8. Gouda-Stuffed Meatball Mac ‘N’ Cheese (Houston Astros)
Meet the Rangers' S'mOreo, a marshmallow breaded in graham cracker crumbs and deep-fried, sandwiched between two deep-fried Oreos, skewered on a stick, and drizzled in chocolate sauce.
For $8, you can put this in your mouth.
7. Fried S’mOreo (Texas Rangers)
In 2013, the Pittsburgh Pirates introduced the Brunch Burger. It features a special burger patty made of 60% beef and 40% bacon, topped with bacon, a fried egg, and cheddar and sandwiched between a goddamn donut. You can get in the Rivertown Brewing Hall of Fame Club above the left-field bleachers.
6. Brunch Burger (Pittsburgh Pirates)
For the extra hungry Phillies fan, there's the Wayback Triple Triple Cheeseburger, which features nine beef patties, nine slices of American cheese, and 5,100 calories.
Now, I'm an American, so I actually have no idea how many calories a fully grown human male should consume in a day. But I assume it's something like 7,000 or 8,000, so you should be good.
The Brewers' Pulled Pork Parfait is just like a regular parfait, only instead of yogurt and berries and granola it has layers of pulled pork, mashed potatoes, and chives.
4. Pulled Pork Parfait (Milwaukee Brewers)
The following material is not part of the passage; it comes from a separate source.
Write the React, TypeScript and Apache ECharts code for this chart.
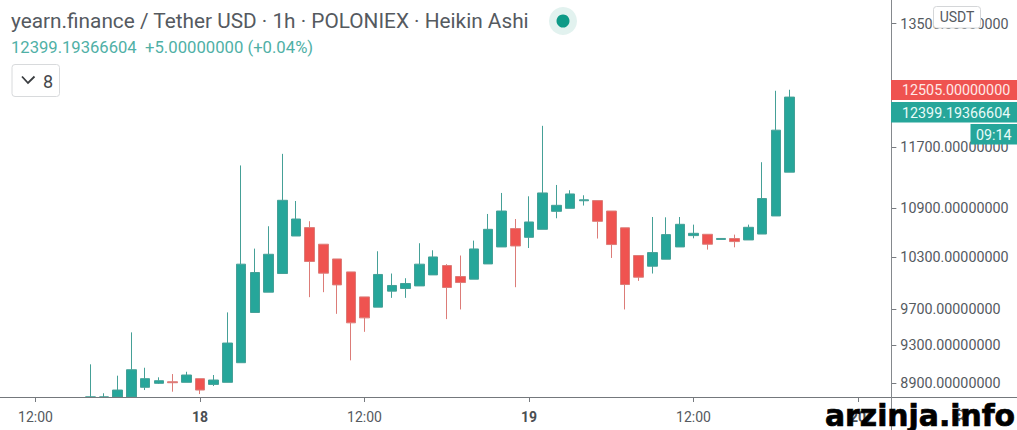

This is not a joke. At Stand 144 at Coors Field in Denver, you really can get yourself some deep-fried "Rocky Mountain Oysters"...which of course are deep-fried bull or bison testicles.
3. Rocky Mountain Oysters (Colorado Rockies)
If you can eat this four-pound burger featuring eight slices of cheese and 32 strips of bacon, you get two free tickets to a Rays game plus—that's right, there's more!—a free Rays t-shirt.
Of course, you would also be dead, so, you know.
2. Rays Fan vs. Food Burger (Tampa Bay Rays)
The number one most insane ballpark food item in America (or Canada)? That would be the "StrasBurger" at Nationals P. Judging by the fact that it's eight pounds and costs $59, I'm going to say it was probably designed to be shared.
Of course, they also say a single "serving size" of Fruit Loops is like a half cup, but we still eat them out of a salad bowl. So screw it, eat the whole thing yourself.